[TASK BRIEF] Copy word for word the lines in the records below, starting at the line with "What Plotly code" and ending at the line with "# gradient slices". Skip the pictures.

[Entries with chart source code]
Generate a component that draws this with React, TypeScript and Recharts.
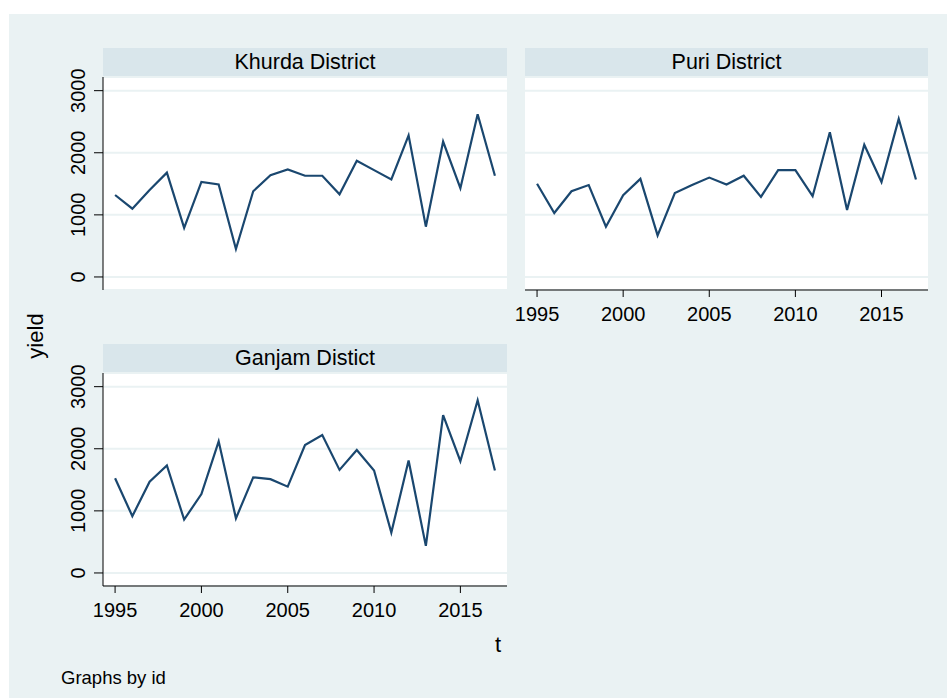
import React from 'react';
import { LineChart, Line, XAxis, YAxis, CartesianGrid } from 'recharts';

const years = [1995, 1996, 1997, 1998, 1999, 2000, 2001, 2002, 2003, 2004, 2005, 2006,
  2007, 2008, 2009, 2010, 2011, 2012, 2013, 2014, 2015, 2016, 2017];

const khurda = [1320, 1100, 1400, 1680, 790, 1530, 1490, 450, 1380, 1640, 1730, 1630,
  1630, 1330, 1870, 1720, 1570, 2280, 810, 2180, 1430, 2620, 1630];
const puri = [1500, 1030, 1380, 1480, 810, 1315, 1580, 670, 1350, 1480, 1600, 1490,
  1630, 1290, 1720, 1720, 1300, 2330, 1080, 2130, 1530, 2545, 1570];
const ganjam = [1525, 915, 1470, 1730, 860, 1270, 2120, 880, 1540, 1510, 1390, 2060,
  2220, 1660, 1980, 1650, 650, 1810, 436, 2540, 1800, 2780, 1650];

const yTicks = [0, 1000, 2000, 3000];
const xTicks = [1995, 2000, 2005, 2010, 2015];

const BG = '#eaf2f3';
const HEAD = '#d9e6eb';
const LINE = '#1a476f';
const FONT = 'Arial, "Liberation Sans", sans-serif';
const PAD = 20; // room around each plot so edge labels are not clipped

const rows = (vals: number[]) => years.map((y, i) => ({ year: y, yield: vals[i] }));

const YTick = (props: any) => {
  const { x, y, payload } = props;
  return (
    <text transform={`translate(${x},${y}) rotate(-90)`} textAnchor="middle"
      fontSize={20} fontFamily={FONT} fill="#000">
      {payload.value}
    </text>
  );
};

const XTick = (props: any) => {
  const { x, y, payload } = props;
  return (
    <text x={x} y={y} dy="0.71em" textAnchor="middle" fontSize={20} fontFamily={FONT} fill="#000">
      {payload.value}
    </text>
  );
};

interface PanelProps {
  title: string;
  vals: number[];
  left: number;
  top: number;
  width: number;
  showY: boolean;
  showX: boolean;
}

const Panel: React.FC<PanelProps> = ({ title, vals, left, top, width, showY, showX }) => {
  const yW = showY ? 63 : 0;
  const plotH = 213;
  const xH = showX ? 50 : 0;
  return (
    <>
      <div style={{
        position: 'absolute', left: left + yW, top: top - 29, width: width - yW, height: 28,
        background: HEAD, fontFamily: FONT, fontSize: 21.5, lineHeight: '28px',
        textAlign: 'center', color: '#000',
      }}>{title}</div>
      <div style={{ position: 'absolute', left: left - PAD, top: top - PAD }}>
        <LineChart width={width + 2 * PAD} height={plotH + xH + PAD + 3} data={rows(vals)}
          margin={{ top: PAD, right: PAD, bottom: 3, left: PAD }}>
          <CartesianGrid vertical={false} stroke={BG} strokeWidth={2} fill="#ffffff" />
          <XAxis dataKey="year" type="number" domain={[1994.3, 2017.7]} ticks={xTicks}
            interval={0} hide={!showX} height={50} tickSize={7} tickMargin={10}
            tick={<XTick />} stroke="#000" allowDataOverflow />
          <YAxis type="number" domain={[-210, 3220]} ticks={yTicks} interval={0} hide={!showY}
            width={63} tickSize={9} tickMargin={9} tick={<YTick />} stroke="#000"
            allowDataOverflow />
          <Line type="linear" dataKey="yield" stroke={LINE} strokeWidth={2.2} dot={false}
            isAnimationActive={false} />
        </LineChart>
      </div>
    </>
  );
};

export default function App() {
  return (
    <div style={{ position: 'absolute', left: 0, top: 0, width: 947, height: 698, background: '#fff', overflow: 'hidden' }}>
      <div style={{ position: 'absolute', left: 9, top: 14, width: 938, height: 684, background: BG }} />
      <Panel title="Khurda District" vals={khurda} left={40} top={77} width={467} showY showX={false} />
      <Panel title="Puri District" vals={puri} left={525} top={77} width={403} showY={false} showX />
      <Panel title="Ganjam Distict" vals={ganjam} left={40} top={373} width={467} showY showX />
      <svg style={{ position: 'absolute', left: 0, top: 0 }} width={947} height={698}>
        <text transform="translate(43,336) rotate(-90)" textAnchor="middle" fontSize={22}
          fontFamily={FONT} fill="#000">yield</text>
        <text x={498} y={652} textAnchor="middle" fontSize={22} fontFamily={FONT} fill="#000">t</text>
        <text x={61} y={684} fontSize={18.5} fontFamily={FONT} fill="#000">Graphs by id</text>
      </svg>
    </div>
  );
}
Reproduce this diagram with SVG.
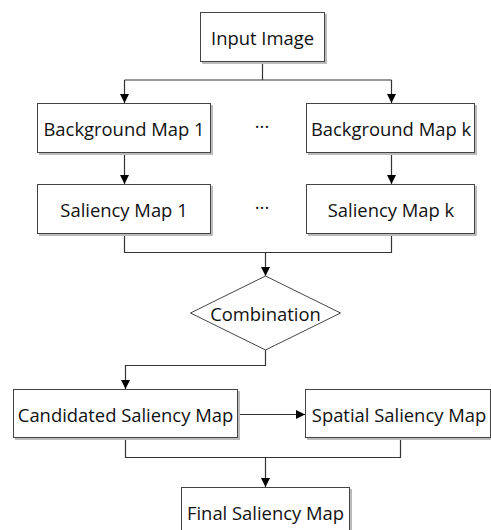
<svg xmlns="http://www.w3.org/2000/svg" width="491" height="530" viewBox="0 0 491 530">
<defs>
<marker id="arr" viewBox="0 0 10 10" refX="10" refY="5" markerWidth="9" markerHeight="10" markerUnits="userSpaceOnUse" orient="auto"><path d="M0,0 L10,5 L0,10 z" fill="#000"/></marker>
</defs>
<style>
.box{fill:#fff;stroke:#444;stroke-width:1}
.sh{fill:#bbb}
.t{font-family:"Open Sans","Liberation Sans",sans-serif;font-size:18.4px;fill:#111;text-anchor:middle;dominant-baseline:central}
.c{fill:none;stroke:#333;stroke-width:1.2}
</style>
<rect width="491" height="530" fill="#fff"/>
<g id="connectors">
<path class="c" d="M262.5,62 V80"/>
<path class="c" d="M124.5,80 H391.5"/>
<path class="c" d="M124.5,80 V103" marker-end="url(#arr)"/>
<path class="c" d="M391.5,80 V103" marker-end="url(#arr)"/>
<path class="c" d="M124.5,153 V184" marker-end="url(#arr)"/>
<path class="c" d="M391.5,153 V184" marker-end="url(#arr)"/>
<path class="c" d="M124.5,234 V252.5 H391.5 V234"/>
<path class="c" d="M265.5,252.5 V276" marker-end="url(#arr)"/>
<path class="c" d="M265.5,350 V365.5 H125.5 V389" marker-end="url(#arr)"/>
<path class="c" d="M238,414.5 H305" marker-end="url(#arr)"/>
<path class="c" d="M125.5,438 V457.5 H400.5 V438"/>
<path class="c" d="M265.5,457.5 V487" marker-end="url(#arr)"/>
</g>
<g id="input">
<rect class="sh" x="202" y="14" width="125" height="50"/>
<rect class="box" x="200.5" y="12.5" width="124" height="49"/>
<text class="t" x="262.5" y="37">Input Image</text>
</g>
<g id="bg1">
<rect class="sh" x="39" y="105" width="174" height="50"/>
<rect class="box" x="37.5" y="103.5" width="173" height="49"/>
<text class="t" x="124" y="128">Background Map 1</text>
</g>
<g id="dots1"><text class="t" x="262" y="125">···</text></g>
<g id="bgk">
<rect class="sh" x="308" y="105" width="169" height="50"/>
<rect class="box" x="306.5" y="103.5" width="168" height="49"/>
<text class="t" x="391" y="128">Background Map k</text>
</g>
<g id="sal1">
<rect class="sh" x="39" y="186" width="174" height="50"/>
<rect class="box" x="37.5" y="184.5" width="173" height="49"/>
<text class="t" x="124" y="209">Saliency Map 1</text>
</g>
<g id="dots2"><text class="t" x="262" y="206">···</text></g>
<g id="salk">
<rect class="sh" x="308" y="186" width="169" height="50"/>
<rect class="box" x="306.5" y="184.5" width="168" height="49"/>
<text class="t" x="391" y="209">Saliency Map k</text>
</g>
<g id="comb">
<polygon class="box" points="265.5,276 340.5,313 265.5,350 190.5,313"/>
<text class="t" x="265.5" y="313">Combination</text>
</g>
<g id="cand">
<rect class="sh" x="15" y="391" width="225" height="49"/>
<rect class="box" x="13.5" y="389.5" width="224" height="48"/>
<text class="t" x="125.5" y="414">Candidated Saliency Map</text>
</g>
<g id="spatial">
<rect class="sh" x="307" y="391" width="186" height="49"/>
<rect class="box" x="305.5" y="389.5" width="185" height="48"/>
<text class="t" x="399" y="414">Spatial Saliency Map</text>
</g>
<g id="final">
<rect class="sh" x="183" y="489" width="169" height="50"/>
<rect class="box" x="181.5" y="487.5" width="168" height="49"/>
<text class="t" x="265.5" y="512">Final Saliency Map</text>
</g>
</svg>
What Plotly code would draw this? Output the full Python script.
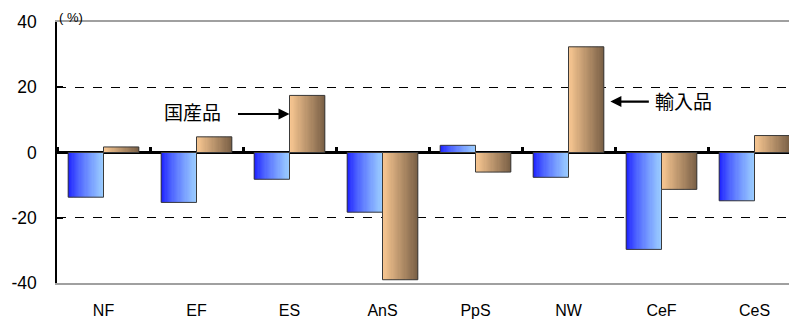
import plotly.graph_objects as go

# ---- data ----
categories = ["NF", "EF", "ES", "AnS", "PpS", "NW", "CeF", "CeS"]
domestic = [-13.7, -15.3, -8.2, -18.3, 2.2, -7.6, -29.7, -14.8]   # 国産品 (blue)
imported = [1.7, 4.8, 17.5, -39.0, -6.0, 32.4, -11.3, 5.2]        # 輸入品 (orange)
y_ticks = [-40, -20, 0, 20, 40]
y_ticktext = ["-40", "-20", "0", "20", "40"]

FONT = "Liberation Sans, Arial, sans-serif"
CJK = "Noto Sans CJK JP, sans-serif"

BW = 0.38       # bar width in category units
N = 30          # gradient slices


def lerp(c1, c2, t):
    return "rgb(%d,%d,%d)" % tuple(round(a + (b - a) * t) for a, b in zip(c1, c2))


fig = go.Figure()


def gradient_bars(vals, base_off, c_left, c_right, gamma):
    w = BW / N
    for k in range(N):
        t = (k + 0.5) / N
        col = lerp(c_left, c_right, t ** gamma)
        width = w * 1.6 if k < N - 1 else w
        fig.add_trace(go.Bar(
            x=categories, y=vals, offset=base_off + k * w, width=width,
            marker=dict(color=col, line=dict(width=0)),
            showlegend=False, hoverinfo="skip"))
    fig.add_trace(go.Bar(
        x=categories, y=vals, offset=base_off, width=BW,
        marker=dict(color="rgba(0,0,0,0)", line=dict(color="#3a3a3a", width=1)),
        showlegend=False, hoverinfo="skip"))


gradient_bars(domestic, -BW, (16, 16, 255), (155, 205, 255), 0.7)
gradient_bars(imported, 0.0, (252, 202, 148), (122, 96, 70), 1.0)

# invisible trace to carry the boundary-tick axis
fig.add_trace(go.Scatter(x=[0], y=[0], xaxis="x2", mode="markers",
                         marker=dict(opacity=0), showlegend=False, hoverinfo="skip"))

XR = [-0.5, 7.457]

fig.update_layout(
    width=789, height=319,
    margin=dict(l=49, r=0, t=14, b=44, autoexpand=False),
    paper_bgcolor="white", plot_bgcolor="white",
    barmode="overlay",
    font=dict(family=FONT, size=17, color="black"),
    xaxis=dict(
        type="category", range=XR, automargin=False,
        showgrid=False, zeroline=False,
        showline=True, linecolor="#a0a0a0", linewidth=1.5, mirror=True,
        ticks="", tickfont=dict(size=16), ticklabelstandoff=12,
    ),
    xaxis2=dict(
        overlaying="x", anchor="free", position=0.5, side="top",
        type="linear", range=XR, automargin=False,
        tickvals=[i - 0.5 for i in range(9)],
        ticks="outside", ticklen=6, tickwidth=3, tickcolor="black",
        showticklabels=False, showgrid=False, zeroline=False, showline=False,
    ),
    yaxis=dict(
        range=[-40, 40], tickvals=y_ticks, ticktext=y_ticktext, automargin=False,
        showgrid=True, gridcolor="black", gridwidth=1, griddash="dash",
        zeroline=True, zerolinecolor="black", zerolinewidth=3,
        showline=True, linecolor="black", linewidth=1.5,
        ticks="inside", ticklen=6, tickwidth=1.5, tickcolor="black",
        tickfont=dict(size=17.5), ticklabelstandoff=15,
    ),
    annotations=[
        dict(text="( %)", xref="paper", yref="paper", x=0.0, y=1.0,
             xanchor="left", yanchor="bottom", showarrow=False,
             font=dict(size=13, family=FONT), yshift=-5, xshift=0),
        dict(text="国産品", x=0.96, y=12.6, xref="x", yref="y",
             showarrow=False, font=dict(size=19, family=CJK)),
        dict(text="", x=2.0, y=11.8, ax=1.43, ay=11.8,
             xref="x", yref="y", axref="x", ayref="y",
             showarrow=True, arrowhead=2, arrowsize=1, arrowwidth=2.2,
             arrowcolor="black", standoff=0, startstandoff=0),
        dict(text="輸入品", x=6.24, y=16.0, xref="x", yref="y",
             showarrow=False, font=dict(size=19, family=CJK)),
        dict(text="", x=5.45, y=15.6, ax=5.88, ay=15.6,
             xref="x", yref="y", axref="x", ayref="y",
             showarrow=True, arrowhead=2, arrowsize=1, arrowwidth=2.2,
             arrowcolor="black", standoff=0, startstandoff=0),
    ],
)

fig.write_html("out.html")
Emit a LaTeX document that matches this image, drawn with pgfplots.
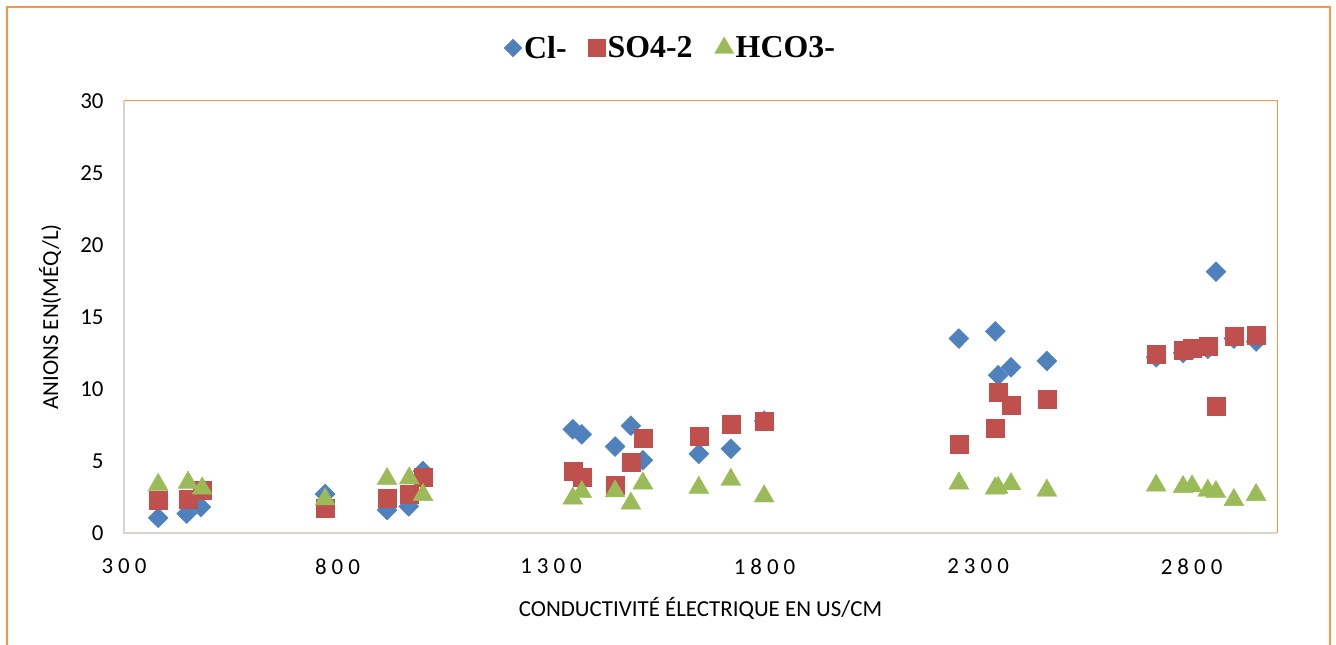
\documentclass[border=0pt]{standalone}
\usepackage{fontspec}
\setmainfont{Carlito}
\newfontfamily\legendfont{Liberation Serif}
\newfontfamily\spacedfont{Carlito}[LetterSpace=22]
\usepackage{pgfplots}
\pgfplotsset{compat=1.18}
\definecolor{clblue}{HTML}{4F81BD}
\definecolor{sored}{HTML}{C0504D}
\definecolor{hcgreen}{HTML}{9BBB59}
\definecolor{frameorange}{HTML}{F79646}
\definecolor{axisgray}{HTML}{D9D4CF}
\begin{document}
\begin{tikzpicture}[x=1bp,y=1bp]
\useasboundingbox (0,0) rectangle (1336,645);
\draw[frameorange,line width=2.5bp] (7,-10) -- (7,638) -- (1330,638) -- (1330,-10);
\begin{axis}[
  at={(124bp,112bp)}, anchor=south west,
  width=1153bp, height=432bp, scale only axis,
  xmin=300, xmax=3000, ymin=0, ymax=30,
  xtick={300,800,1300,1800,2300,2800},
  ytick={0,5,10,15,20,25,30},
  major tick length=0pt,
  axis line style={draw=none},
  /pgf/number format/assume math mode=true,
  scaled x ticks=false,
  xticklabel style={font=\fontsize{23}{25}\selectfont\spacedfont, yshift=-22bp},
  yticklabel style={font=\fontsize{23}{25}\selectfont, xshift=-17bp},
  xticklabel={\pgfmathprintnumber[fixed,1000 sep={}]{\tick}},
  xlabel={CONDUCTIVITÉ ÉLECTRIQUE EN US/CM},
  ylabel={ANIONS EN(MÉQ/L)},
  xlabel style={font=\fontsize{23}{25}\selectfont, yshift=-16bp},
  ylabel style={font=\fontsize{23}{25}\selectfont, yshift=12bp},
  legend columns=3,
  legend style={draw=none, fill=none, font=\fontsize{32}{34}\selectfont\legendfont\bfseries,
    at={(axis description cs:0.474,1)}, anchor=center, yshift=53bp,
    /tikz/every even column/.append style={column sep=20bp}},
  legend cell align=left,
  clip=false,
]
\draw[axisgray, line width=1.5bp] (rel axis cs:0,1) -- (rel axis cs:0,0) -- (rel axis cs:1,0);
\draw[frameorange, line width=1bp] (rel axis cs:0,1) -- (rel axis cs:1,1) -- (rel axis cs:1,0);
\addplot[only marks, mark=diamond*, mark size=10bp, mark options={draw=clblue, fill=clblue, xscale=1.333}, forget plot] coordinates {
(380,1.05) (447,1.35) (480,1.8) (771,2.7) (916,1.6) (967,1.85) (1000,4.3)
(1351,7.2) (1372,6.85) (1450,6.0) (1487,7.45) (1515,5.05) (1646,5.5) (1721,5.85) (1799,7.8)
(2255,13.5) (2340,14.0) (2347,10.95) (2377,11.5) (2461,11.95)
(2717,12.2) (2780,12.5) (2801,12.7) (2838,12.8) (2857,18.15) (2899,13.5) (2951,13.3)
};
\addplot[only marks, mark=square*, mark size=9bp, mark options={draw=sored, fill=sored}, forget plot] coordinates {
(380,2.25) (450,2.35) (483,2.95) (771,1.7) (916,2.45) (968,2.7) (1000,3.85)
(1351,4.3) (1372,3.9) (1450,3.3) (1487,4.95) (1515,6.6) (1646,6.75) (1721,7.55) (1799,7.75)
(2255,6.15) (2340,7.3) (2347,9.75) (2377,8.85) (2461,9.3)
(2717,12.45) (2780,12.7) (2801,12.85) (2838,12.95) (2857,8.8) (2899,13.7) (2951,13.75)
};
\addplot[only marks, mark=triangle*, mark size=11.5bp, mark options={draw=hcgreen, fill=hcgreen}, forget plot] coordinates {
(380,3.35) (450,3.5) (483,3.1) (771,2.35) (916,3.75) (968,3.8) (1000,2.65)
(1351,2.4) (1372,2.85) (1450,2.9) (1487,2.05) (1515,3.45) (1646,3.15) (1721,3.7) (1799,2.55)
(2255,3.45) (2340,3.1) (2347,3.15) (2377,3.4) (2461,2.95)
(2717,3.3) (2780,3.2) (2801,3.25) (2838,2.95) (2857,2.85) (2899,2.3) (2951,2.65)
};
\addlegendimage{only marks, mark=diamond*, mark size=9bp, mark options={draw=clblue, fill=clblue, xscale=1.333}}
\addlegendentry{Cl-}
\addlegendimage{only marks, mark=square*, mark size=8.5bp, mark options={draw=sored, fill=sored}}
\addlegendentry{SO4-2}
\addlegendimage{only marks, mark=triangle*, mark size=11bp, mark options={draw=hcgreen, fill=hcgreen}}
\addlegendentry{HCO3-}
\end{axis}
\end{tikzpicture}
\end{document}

[RESULT OF THIS TASK]
What Plotly code would draw this? Output the full Python script.
import plotly.graph_objects as go

# ---- data ----
categories = ["NF", "EF", "ES", "AnS", "PpS", "NW", "CeF", "CeS"]
domestic = [-13.7, -15.3, -8.2, -18.3, 2.2, -7.6, -29.7, -14.8]   # 国産品 (blue)
imported = [1.7, 4.8, 17.5, -39.0, -6.0, 32.4, -11.3, 5.2]        # 輸入品 (orange)
y_ticks = [-40, -20, 0, 20, 40]
y_ticktext = ["-40", "-20", "0", "20", "40"]

FONT = "Liberation Sans, Arial, sans-serif"
CJK = "Noto Sans CJK JP, sans-serif"

BW = 0.38       # bar width in category units
N = 30          # gradient slices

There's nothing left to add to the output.